» Task description: Your task is to reproduce, verbatim and without pictures, the lines from the opening of the listing through the line containing "const pieY = 270;".

» Supplied information:
════════════════════

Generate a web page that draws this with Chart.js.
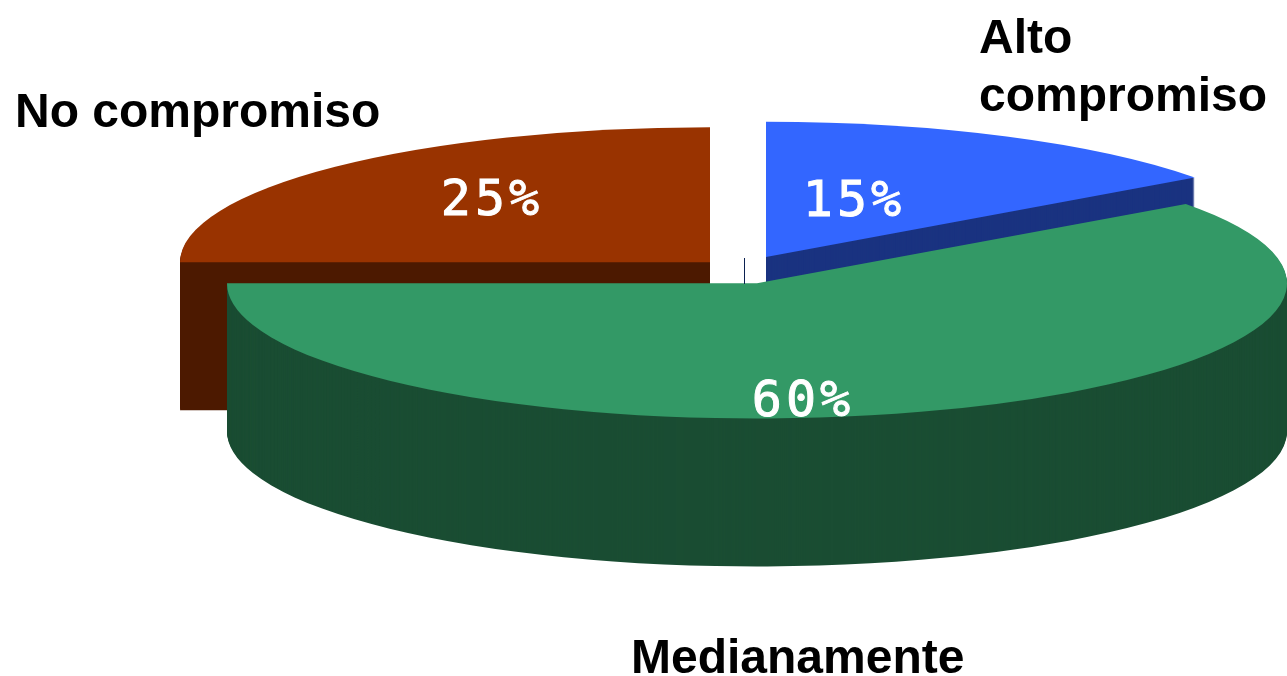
<!DOCTYPE html>
<html>
<head>
<meta charset="utf-8">
<title>Compromiso</title>
<script src="https://cdn.jsdelivr.net/npm/chart.js@4"></script>
<style>
  html, body { margin: 0; padding: 0; background: #fff; overflow: hidden; }
  canvas { display: block; }
</style>
</head>
<body>
<canvas id="pie" width="1287" height="676"></canvas>
<script>
// data
const categories = ['Alto compromiso', 'Medianamente', 'No compromiso'];
const values = [15, 60, 25];

// look of the slices
const topColors = ['#3366ff', '#339966', '#993300'];
const sideColors = ['#1a3380', '#1a4d33', '#4d1a00'];
const explode = [57.27, 55, 42.4]; // how far each slice is pulled out
const paintOrder = [2, 0, 1];      // back to front

// the fake 3d view
const radius = 530;
const squash = 0.255;
const depth = 148;
const pieX = 740;
const pieY = 270;

// outside labels: lines and where they sit
const outerLabels = [
  { lines: ['Alto', 'compromiso'], x: 979, y: 53, lineHeight: 58 },
  { lines: ['Medianamente'], x: 631, y: 673, lineHeight: 58 },
  { lines: ['No compromiso'], x: 15, y: 127, lineHeight: 58 }
];
const valueLabelPos = [[852, 202], [801, 402], [490, 201]];

function drawSlice(ctx, arc, i, color, dy) {
  const mid = (arc.startAngle + arc.endAngle) / 2;
  const saved = arc.options;
  ctx.save();
  ctx.translate(pieX, pieY + dy);
  ctx.scale(1, squash);
  ctx.translate(Math.cos(mid) * explode[i], Math.sin(mid) * explode[i]);
  ctx.translate(-arc.x, -arc.y);
  arc.options = Object.assign({}, saved, { backgroundColor: color, borderWidth: 0 });
  arc.draw(ctx);
  arc.options = saved;
  ctx.restore();
}

// draws the arcs Chart.js laid out, flattened and stacked to get the walls
const pie3d = {
  id: 'pie3d',
  beforeDatasetsDraw(chart) {
    const ctx = chart.ctx;
    const arcs = chart.getDatasetMeta(0).data;
    paintOrder.forEach(i => {
      for (let dy = depth; dy > 0; dy--) {
        drawSlice(ctx, arcs[i], i, sideColors[i], dy);
      }
      drawSlice(ctx, arcs[i], i, topColors[i], 0);
    });
    return false;
  },
  afterDraw(chart) {
    const ctx = chart.ctx;
    ctx.save();

    // stray little line in the gap
    ctx.strokeStyle = '#0a2050';
    ctx.lineWidth = 1;
    ctx.beginPath();
    ctx.moveTo(744.5, 258);
    ctx.lineTo(744.5, 284);
    ctx.stroke();

    ctx.fillStyle = '#000';
    ctx.font = 'bold 48px "Liberation Sans", Arial, sans-serif';
    ctx.textAlign = 'left';
    ctx.textBaseline = 'alphabetic';
    outerLabels.forEach(l => {
      l.lines.forEach((line, n) => ctx.fillText(line, l.x, l.y + n * l.lineHeight));
    });

    ctx.fillStyle = '#fff';
    ctx.strokeStyle = '#fff';
    ctx.lineWidth = 1;
    ctx.font = '50px "DejaVu Sans Mono", monospace';
    ctx.letterSpacing = '4px';
    ctx.textAlign = 'center';
    ctx.textBaseline = 'middle';
    values.forEach((v, i) => {
      const label = v + '%';
      ctx.fillText(label, valueLabelPos[i][0] + 2, valueLabelPos[i][1] + 1);
      ctx.strokeText(label, valueLabelPos[i][0] + 2, valueLabelPos[i][1] + 1);
    });
    ctx.restore();
  }
};

new Chart(document.getElementById('pie').getContext('2d'), {
  type: 'pie',
  data: {
    labels: categories,
    datasets: [{
      data: values,
      backgroundColor: topColors,
      borderWidth: 0,
      radius: radius,
      clip: false
    }]
  },
  options: {
    responsive: false,
    animation: false,
    plugins: {
      legend: { display: false },
      tooltip: { enabled: false }
    }
  },
  plugins: [pie3d]
});
</script>
</body>
</html>
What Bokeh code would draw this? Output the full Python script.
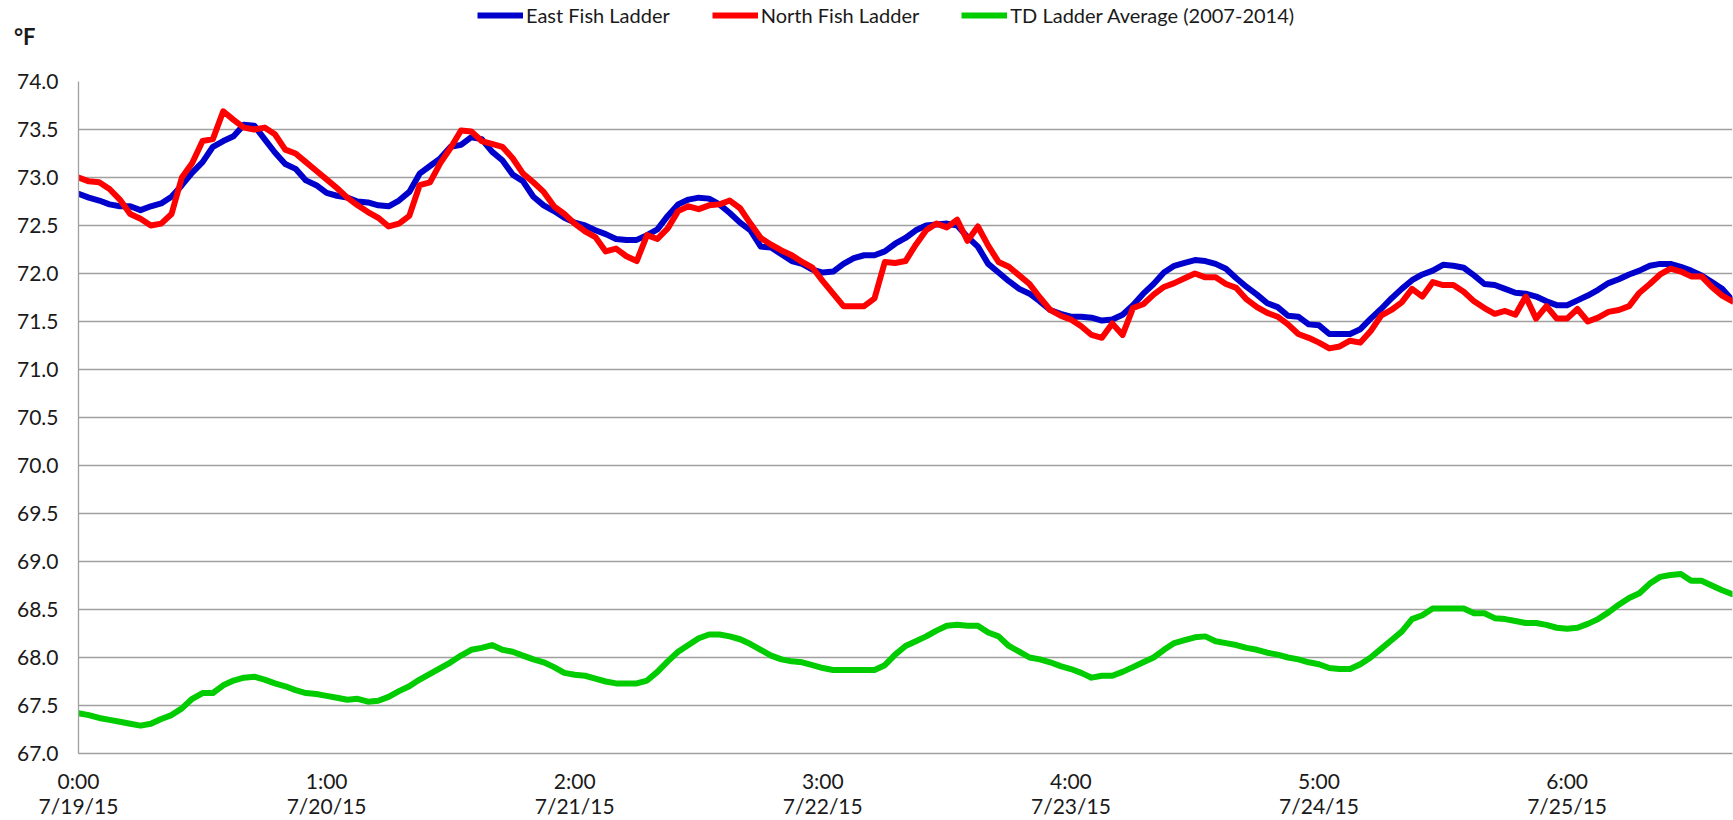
from bokeh.plotting import figure
from bokeh.layouts import column
from bokeh.models import (Range1d, SingleIntervalTicker, FixedTicker, NumeralTickFormatter,
                          Legend, LegendItem)
from bokeh.embed import file_html
from bokeh.resources import INLINE

# hourly readings starting 7/19/15 0:00 (degrees F)
east = [
    72.83, 72.79, 72.76, 72.72, 72.70, 72.70, 72.66, 72.70, 72.73, 72.80, 72.92, 73.05, 73.16, 73.32, 73.38, 73.43, 73.55, 73.54, 73.40, 73.26, 73.14, 73.09, 72.97, 72.92,
    72.84, 72.81, 72.79, 72.75, 72.74, 72.71, 72.70, 72.76, 72.85, 73.04, 73.12, 73.20, 73.32, 73.34, 73.42, 73.40, 73.27, 73.18, 73.03, 72.96, 72.80, 72.71, 72.65, 72.58,
    72.53, 72.50, 72.45, 72.41, 72.36, 72.35, 72.35, 72.40, 72.46, 72.60, 72.72, 72.77, 72.79, 72.78, 72.72, 72.63, 72.53, 72.45, 72.28, 72.27, 72.20, 72.13, 72.10, 72.04,
    72.01, 72.02, 72.10, 72.16, 72.19, 72.19, 72.23, 72.31, 72.37, 72.45, 72.50, 72.51, 72.52, 72.50, 72.38, 72.28, 72.10, 72.01, 71.92, 71.84, 71.79, 71.71, 71.62, 71.58,
    71.55, 71.55, 71.54, 71.51, 71.52, 71.57, 71.67, 71.79, 71.89, 72.01, 72.08, 72.11, 72.14, 72.13, 72.10, 72.05, 71.95, 71.86, 71.78, 71.69, 71.65, 71.56, 71.55, 71.47,
    71.46, 71.37, 71.37, 71.37, 71.42, 71.53, 71.63, 71.74, 71.84, 71.93, 71.99, 72.03, 72.09, 72.08, 72.06, 71.98, 71.89, 71.88, 71.84, 71.80, 71.79, 71.76, 71.71, 71.67,
    71.67, 71.72, 71.77, 71.83, 71.90, 71.94, 71.99, 72.03, 72.08, 72.10, 72.10, 72.07, 72.03, 71.98, 71.91, 71.84, 71.72,
]
north = [
    73.00, 72.96, 72.95, 72.88, 72.77, 72.62, 72.57, 72.50, 72.52, 72.62, 73.00, 73.15, 73.38, 73.40, 73.69, 73.60, 73.52, 73.50, 73.52, 73.45, 73.29, 73.25, 73.16, 73.07,
    72.98, 72.89, 72.79, 72.71, 72.64, 72.58, 72.49, 72.52, 72.60, 72.92, 72.95, 73.15, 73.31, 73.49, 73.48, 73.38, 73.35, 73.32, 73.20, 73.04, 72.95, 72.85, 72.70, 72.62,
    72.52, 72.44, 72.38, 72.23, 72.26, 72.18, 72.13, 72.40, 72.36, 72.47, 72.65, 72.70, 72.67, 72.71, 72.72, 72.76, 72.68, 72.52, 72.37, 72.30, 72.24, 72.19, 72.12, 72.06,
    71.92, 71.79, 71.66, 71.66, 71.66, 71.74, 72.12, 72.11, 72.13, 72.30, 72.45, 72.52, 72.48, 72.56, 72.34, 72.49, 72.29, 72.12, 72.07, 71.98, 71.89, 71.75, 71.62, 71.56,
    71.52, 71.45, 71.36, 71.33, 71.48, 71.36, 71.64, 71.68, 71.78, 71.86, 71.90, 71.95, 72.00, 71.96, 71.96, 71.89, 71.85, 71.73, 71.65, 71.59, 71.55, 71.47, 71.37, 71.33,
    71.28, 71.22, 71.24, 71.30, 71.28, 71.40, 71.56, 71.62, 71.70, 71.84, 71.76, 71.91, 71.88, 71.88, 71.81, 71.71, 71.64, 71.58, 71.61, 71.57, 71.76, 71.53, 71.66, 71.53,
    71.53, 71.63, 71.50, 71.54, 71.60, 71.62, 71.66, 71.80, 71.89, 71.99, 72.05, 72.02, 71.97, 71.97, 71.86, 71.77, 71.71,
]
td_average = [
    67.42, 67.40, 67.37, 67.35, 67.33, 67.31, 67.29, 67.31, 67.36, 67.40, 67.47, 67.57, 67.63, 67.63, 67.71, 67.76, 67.79, 67.80, 67.77, 67.73, 67.70, 67.66, 67.63, 67.62,
    67.60, 67.58, 67.56, 67.57, 67.54, 67.55, 67.59, 67.65, 67.70, 67.77, 67.83, 67.89, 67.95, 68.02, 68.08, 68.10, 68.13, 68.08, 68.06, 68.02, 67.98, 67.95, 67.90, 67.84,
    67.82, 67.81, 67.78, 67.75, 67.73, 67.73, 67.73, 67.76, 67.85, 67.96, 68.06, 68.13, 68.20, 68.24, 68.24, 68.22, 68.19, 68.14, 68.08, 68.02, 67.98, 67.96, 67.95, 67.92,
    67.89, 67.87, 67.87, 67.87, 67.87, 67.87, 67.92, 68.03, 68.12, 68.17, 68.22, 68.28, 68.33, 68.34, 68.33, 68.33, 68.26, 68.22, 68.12, 68.06, 68.00, 67.98, 67.95, 67.91,
    67.88, 67.84, 67.79, 67.81, 67.81, 67.85, 67.90, 67.95, 68.00, 68.08, 68.15, 68.18, 68.21, 68.22, 68.17, 68.15, 68.13, 68.10, 68.08, 68.05, 68.03, 68.00, 67.98, 67.95,
    67.93, 67.89, 67.88, 67.88, 67.93, 68.00, 68.09, 68.18, 68.27, 68.40, 68.44, 68.51, 68.51, 68.51, 68.51, 68.46, 68.46, 68.41, 68.40, 68.38, 68.36, 68.36, 68.34, 68.31,
    68.30, 68.31, 68.35, 68.40, 68.47, 68.55, 68.62, 68.67, 68.77, 68.84, 68.86, 68.87, 68.80, 68.80, 68.75, 68.70, 68.66,
]
hours = list(range(len(east)))

tick_hours = [0, 24, 48, 72, 96, 120, 144]
tick_times = ["0:00", "1:00", "2:00", "3:00", "4:00", "5:00", "6:00"]
tick_dates = ["7/19/15", "7/20/15", "7/21/15", "7/22/15", "7/23/15", "7/24/15", "7/25/15"]
series_names = ["East Fish Ladder", "North Fish Ladder", "TD Ladder Average (2007-2014)"]
series_colors = ["#0000CC", "#FF0000", "#00CC00"]
unit_text = "°F"

FONT = "Lato"
GRID = "#A0A0A0"
TXT = "#1a1a1a"
LW = 6
LEFT = 78

# ---- header strip: legend and unit label (pixel-unit ranges) ----
HEAD_H = 67
head = figure(width=1733, height=HEAD_H, x_range=Range1d(0, 1733 - LEFT - 1), y_range=Range1d(0, HEAD_H),
              x_axis_type=None, output_backend="svg", toolbar_location=None,
              min_border_left=LEFT, min_border_right=1, min_border_top=0, min_border_bottom=0)
head.outline_line_color = None
head.grid.visible = False
# unit label drawn as the single tick label of an invisible left axis
head.yaxis.ticker = FixedTicker(ticks=[HEAD_H - 36])
head.yaxis.major_label_overrides = {HEAD_H - 36: unit_text}
head.yaxis.major_label_text_font = FONT
head.yaxis.major_label_text_font_size = "22px"
head.yaxis.major_label_text_font_style = "bold"
head.yaxis.major_label_text_color = TXT
head.yaxis.major_label_standoff = 37
head.yaxis.axis_line_color = None
head.yaxis.major_tick_line_color = None
head.yaxis.minor_tick_line_color = None
# legend-only line renderers (their points lie outside the header's visible range)
legend_glyphs = [head.line(x=[-10, -5], y=[-10, -5], line_color=c, line_width=LW) for c in series_colors]
legend = Legend(items=[LegendItem(label=n, renderers=[r]) for n, r in zip(series_names, legend_glyphs)],
                orientation="horizontal", location=(477 - LEFT, HEAD_H - 27))
legend.label_text_font = FONT
legend.label_text_font_size = "20px"
legend.label_text_color = TXT
legend.glyph_width = 46
legend.glyph_height = 20
legend.label_height = 20
legend.label_standoff = 3
legend.spacing = 42
legend.padding = 0
legend.margin = 0
legend.border_line_color = None
legend.background_fill_alpha = 0
head.add_layout(legend, "center")

# ---- main chart ----
p = figure(width=1733, height=820 - HEAD_H, x_range=Range1d(0, 160), y_range=Range1d(67, 74),
           output_backend="svg", toolbar_location=None,
           min_border_left=LEFT, min_border_right=1, min_border_top=81 - HEAD_H, min_border_bottom=65)
p.outline_line_color = None

p.yaxis.ticker = SingleIntervalTicker(interval=0.5)
p.yaxis.formatter = NumeralTickFormatter(format="0.0")
p.yaxis.major_label_text_font = FONT
p.yaxis.major_label_text_font_size = "21px"
p.yaxis.major_label_text_color = TXT
p.yaxis.major_label_standoff = 14
p.yaxis.axis_line_color = GRID
p.yaxis.axis_line_width = 1.3
p.yaxis.major_tick_line_color = None
p.yaxis.minor_tick_line_color = None
p.ygrid.grid_line_color = GRID
p.ygrid.grid_line_width = 1.3
p.xgrid.grid_line_color = None

p.xaxis.ticker = FixedTicker(ticks=tick_hours)
p.xaxis.major_label_overrides = {h: f"{t}\n{d}" for h, t, d in zip(tick_hours, tick_times, tick_dates)}
p.xaxis.major_label_text_font = FONT
p.xaxis.major_label_text_font_size = "21px"
p.xaxis.major_label_text_line_height = 1.0
p.xaxis.major_label_text_color = TXT
p.xaxis.major_label_standoff = 8
p.xaxis.axis_line_color = GRID
p.xaxis.axis_line_width = 1.3
p.xaxis.major_tick_line_color = None
p.xaxis.minor_tick_line_color = None

# green at the bottom, then blue, red on top
for ys, c in [(td_average, series_colors[2]), (east, series_colors[0]), (north, series_colors[1])]:
    p.line(hours, ys, line_color=c, line_width=LW, line_join="round", line_cap="round")

layout = column(head, p, spacing=0)
open("out.html", "w").write(file_html(layout, INLINE))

════════════════════

» Result for this exercise:
Generate a web page that draws this with Chart.js.
<!DOCTYPE html>
<html>
<head>
<meta charset="utf-8">
<title>Compromiso</title>
<script src="https://cdn.jsdelivr.net/npm/chart.js@4"></script>
<style>
  html, body { margin: 0; padding: 0; background: #fff; overflow: hidden; }
  canvas { display: block; }
</style>
</head>
<body>
<canvas id="pie" width="1287" height="676"></canvas>
<script>
// data
const categories = ['Alto compromiso', 'Medianamente', 'No compromiso'];
const values = [15, 60, 25];

// look of the slices
const topColors = ['#3366ff', '#339966', '#993300'];
const sideColors = ['#1a3380', '#1a4d33', '#4d1a00'];
const explode = [57.27, 55, 42.4]; // how far each slice is pulled out
const paintOrder = [2, 0, 1];      // back to front

// the fake 3d view
const radius = 530;
const squash = 0.255;
const depth = 148;
const pieX = 740;
const pieY = 270;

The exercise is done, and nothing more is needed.